Negara tidak menyelesaikan kemiskinan dengan membenahi struktur ekonomi atau memperluas akses terhadap pendidikan, melainkan dengan mengintervensi tubuh rakyatnya.
Dan ironisnya, yang menjadi sasaran justru kelompok paling miskin, mereka yang kehidupannya sudah sulit, kini dihadapkan pada dilema baru: memilih antara lapar atau steril.
Bayangkan seorang buruh harian, yang pulang dengan tangan kosong, mendapati dirinya hanya bisa menerima bantuan jika bersedia menjalani vasektomi.
Ini bukan keputusan yang diambil dalam kondisi merdeka, melainkan di bawah tekanan ekonomi.
Dalam situasi seperti itu, pilihan berubah menjadi paksaan. Di sinilah kebijakan kehilangan legitimasi moralnya.
Kebijakan vasektomi untuk bansos ibarat menambal jalan berlubang dengan karpet merah.
Terlihat rapi dari atas, namun tidak menyelesaikan kerusakan di bawahnya.
Masalah kemiskinan bukan sekadar akibat jumlah anak, melainkan karena negara belum hadir secara adil dalam penyediaan pekerjaan yang layak, pendidikan berkualitas, dan jaminan sosial universal.
Lebih jauh, jika hari ini negara mulai menukar bantuan dengan kendali atas tubuh, maka terbuka preseden berbahaya.
Bisa jadi esok hari, bantuan pendidikan akan diberikan hanya kepada mereka yang mengikuti program ideologis tertentu.

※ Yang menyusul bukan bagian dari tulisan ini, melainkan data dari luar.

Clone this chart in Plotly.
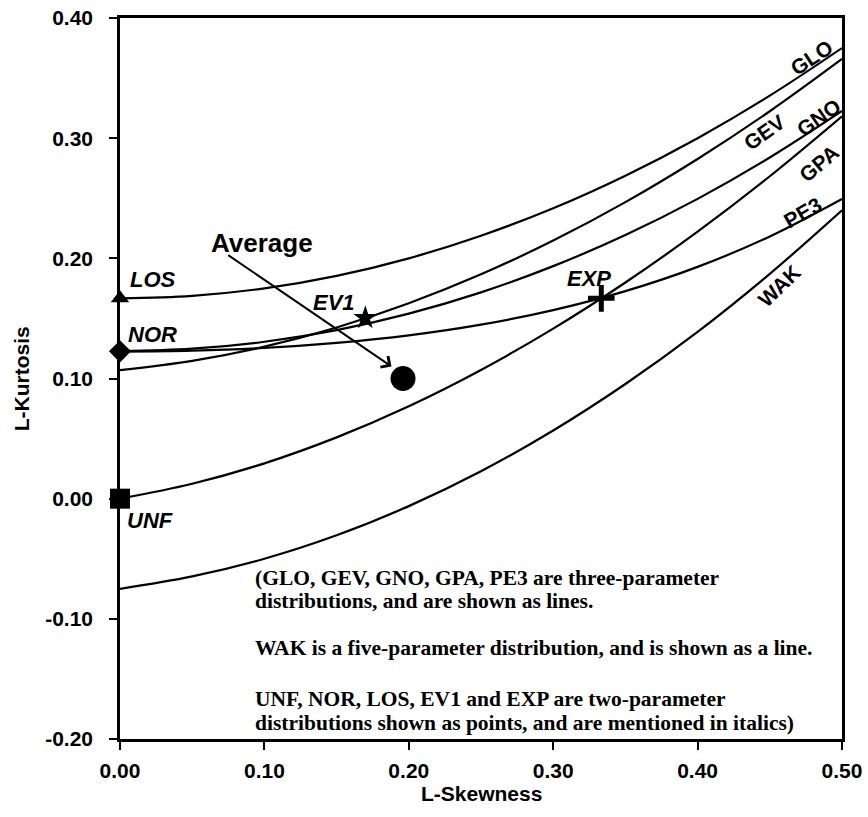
import plotly.graph_objects as go

# L-skewness grid for the theoretical curves
tau3 = [0.00, 0.05, 0.10, 0.15, 0.20, 0.25, 0.30, 0.35, 0.40, 0.45, 0.50]

# L-kurtosis of each three-parameter / five-parameter curve
glo = [0.1667, 0.1688, 0.1750, 0.1854, 0.2000, 0.2188, 0.2417, 0.2688, 0.3000, 0.3354, 0.3750]
gev = [0.1070, 0.1147, 0.1265, 0.1425, 0.1626, 0.1867, 0.2148, 0.2468, 0.2827, 0.3224, 0.3659]
gno = [0.1228, 0.1248, 0.1306, 0.1403, 0.1540, 0.1717, 0.1935, 0.2194, 0.2495, 0.2839, 0.3226]
gpa = [0.0000, 0.0124, 0.0294, 0.0510, 0.0769, 0.1071, 0.1415, 0.1799, 0.2222, 0.2683, 0.3182]
pe3 = [0.1224, 0.1232, 0.1255, 0.1297, 0.1359, 0.1448, 0.1569, 0.1727, 0.1929, 0.2182, 0.2494]
wak = [-0.0750, -0.0647, -0.0500, -0.0305, -0.0062, 0.0228, 0.0567, 0.0954, 0.1388, 0.1871, 0.2400]

curve_names = ["GLO", "GEV", "GNO", "GPA", "PE3", "WAK"]
curve_values = [glo, gev, gno, gpa, pe3, wak]

# two-parameter distributions (points)
point_names = ["UNF", "NOR", "LOS", "EV1", "EXP"]
point_x = [0.0, 0.0, 0.0, 0.1699, 0.3333]
point_y = [0.0, 0.1226, 0.1667, 0.1504, 0.1667]
point_symbols = ["square", "diamond", "triangle-up", "star", "cross-thin"]
point_sizes = [20, 17, 16, 18, 19]

# observed average
avg_x = [0.196]
avg_y = [0.100]

x_ticks = [0.0, 0.1, 0.2, 0.3, 0.4, 0.5]
y_ticks = [-0.2, -0.1, 0.0, 0.1, 0.2, 0.3, 0.4]

SANS = "Liberation Sans, Arial, sans-serif"
SERIF = "Liberation Serif, Times New Roman, serif"

fig = go.Figure()

for name, vals in zip(curve_names, curve_values):
    fig.add_trace(go.Scatter(x=tau3, y=vals, mode="lines", name=name,
                             line=dict(color="black", width=2.2, shape="spline"),
                             showlegend=False, cliponaxis=True))

for name, x, y, sym, sz in zip(point_names, point_x, point_y, point_symbols, point_sizes):
    marker = dict(symbol=sym, size=sz, color="black",
                  line=dict(color="black", width=5 if sym == "cross-thin" else 0))
    fig.add_trace(go.Scatter(x=[x], y=[y], mode="markers", name=name, marker=marker,
                             showlegend=False, cliponaxis=False))

fig.add_trace(go.Scatter(x=avg_x, y=avg_y, mode="markers", name="Average",
                         marker=dict(symbol="circle", size=25, color="black"),
                         showlegend=False, cliponaxis=False))

annotations = []

# rotated curve labels
curve_label_pos = {
    "GLO": (0.479, 0.367, -33),
    "GEV": (0.446, 0.305, -35),
    "GNO": (0.484, 0.317, -35),
    "GPA": (0.484, 0.279, -40),
    "PE3": (0.473, 0.238, -30),
    "WAK": (0.457, 0.177, -44),
}
for name, (x, y, ang) in curve_label_pos.items():
    annotations.append(dict(x=x, y=y, text="<b>%s</b>" % name, showarrow=False,
                            textangle=ang, font=dict(family=SANS, size=21, color="black")))

# italic point labels
point_label_pos = {
    "LOS": (0.0229, 0.182),
    "NOR": (0.0222, 0.137),
    "EV1": (0.148, 0.163),
    "EXP": (0.325, 0.183),
    "UNF": (0.0208, -0.018),
}
for name, (x, y) in point_label_pos.items():
    annotations.append(dict(x=x, y=y, text="<b><i>%s</i></b>" % name, showarrow=False,
                            font=dict(family=SANS, size=22, color="black")))

# Average label
annotations.append(dict(x=0.0983, y=0.213, text="<b>Average</b>", showarrow=False,
                        font=dict(family=SANS, size=26, color="black")))
# arrow
annotations.append(dict(x=0.188, y=0.110, ax=0.0739, ay=0.2035, xref="x", yref="y",
                        axref="x", ayref="y", text="", showarrow=True,
                        arrowhead=4, arrowsize=1.3, arrowwidth=2, arrowcolor="black"))

# explanatory text block
note_lines = [
    "(GLO, GEV, GNO, GPA, PE3 are three-parameter",
    "distributions, and are shown as lines.",
    "WAK is a five-parameter distribution, and is shown as a line.",
    "UNF, NOR, LOS, EV1 and EXP are two-parameter",
    "distributions shown as points, and are mentioned in italics)",
]
note_y = [-0.0663, -0.0854, -0.1246, -0.1671, -0.1863]
for txt, y in zip(note_lines, note_y):
    annotations.append(dict(x=0.092, y=y, text="<b>%s</b>" % txt, showarrow=False,
                            xanchor="left", yanchor="middle",
                            font=dict(family=SERIF, size=21.5, color="black")))

# axis titles
annotations.append(dict(x=0.5, y=-0.075, xref="paper", yref="paper", text="<b>L-Skewness</b>",
                        showarrow=False, xanchor="center", yanchor="middle",
                        font=dict(family=SANS, size=21, color="black")))
annotations.append(dict(x=-0.136, y=0.5, xref="paper", yref="paper", text="<b>L-Kurtosis</b>",
                        showarrow=False, xanchor="center", yanchor="middle", textangle=-90,
                        font=dict(family=SANS, size=21, color="black")))

fig.update_layout(
    width=868, height=817,
    margin=dict(l=120, r=26, t=18, b=78),
    paper_bgcolor="white", plot_bgcolor="white",
    annotations=annotations,
    showlegend=False,
)
fig.update_xaxes(range=[0, 0.5], tickvals=x_ticks, ticktext=["<b>%.2f</b>" % v for v in x_ticks],
                 automargin=False,
                 showgrid=False, zeroline=False, showline=True, linecolor="black",
                 linewidth=2.5, mirror=True, ticks="outside", ticklen=8, tickwidth=2,
                 tickcolor="black", ticklabelstandoff=3,
                 tickfont=dict(family=SANS, size=21, color="black"))
fig.update_yaxes(range=[-0.2, 0.4], tickvals=y_ticks, ticktext=["<b>%.2f</b>" % v for v in y_ticks],
                 automargin=False,
                 showgrid=False, zeroline=False, showline=True, linecolor="black",
                 linewidth=2.5, mirror=True, ticks="outside", ticklen=8, tickwidth=2,
                 tickcolor="black", ticklabelstandoff=12,
                 tickfont=dict(family=SANS, size=21, color="black"))

fig.write_html("out.html",
               config={"displayModeBar": False},
               post_script="document.body.style.margin='0px';document.body.style.overflow='hidden';")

Atau layanan kesehatan hanya untuk mereka yang bersumpah setia kepada kebijakan pemerintah.
Ini adalah bentuk normalisasi koersi yang dibungkus dalam narasi insentif.
Padahal, demokrasi sejati dibangun di atas fondasi kebebasan, penghormatan atas martabat manusia, dan perlindungan terhadap kelompok rentan.
Kebijakan publik yang baik adalah kebijakan yang membebaskan rakyat, bukan menjerat mereka dalam jebakan moral akibat kemiskinan struktural.
Tentu kita mendukung pengendalian penduduk dan perbaikan kualitas hidup.
Tapi caranya harus etis, adil, dan berbasis kesukarelaan.
Yang dibutuhkan rakyat adalah edukasi kesehatan reproduksi yang menyeluruh, program Keluarga Berencana yang inklusif, dan bansos yang diberikan sebagai hak warga negara, bukan sebagai alat tukar kebijakan.
Vasektomi untuk bansos bukan solusi. Ia adalah kesalahan moral yang lahir dari logika pembangunan yang abai terhadap nilai-nilai kemanusiaan.
Negara seharusnya berdiri bersama rakyat, bukan di atas tubuh mereka.
Jika kita sungguh ingin menyejahterakan bangsa ini, maka bangunlah keadilan struktural, bukan sekadar mengatur angka kelahiran.
Karena pada akhirnya, bangsa yang besar bukanlah bangsa yang paling sedikit anaknya, melainkan bangsa yang mampu memanusiakan seluruh warganya—tanpa syarat, tanpa paksaan.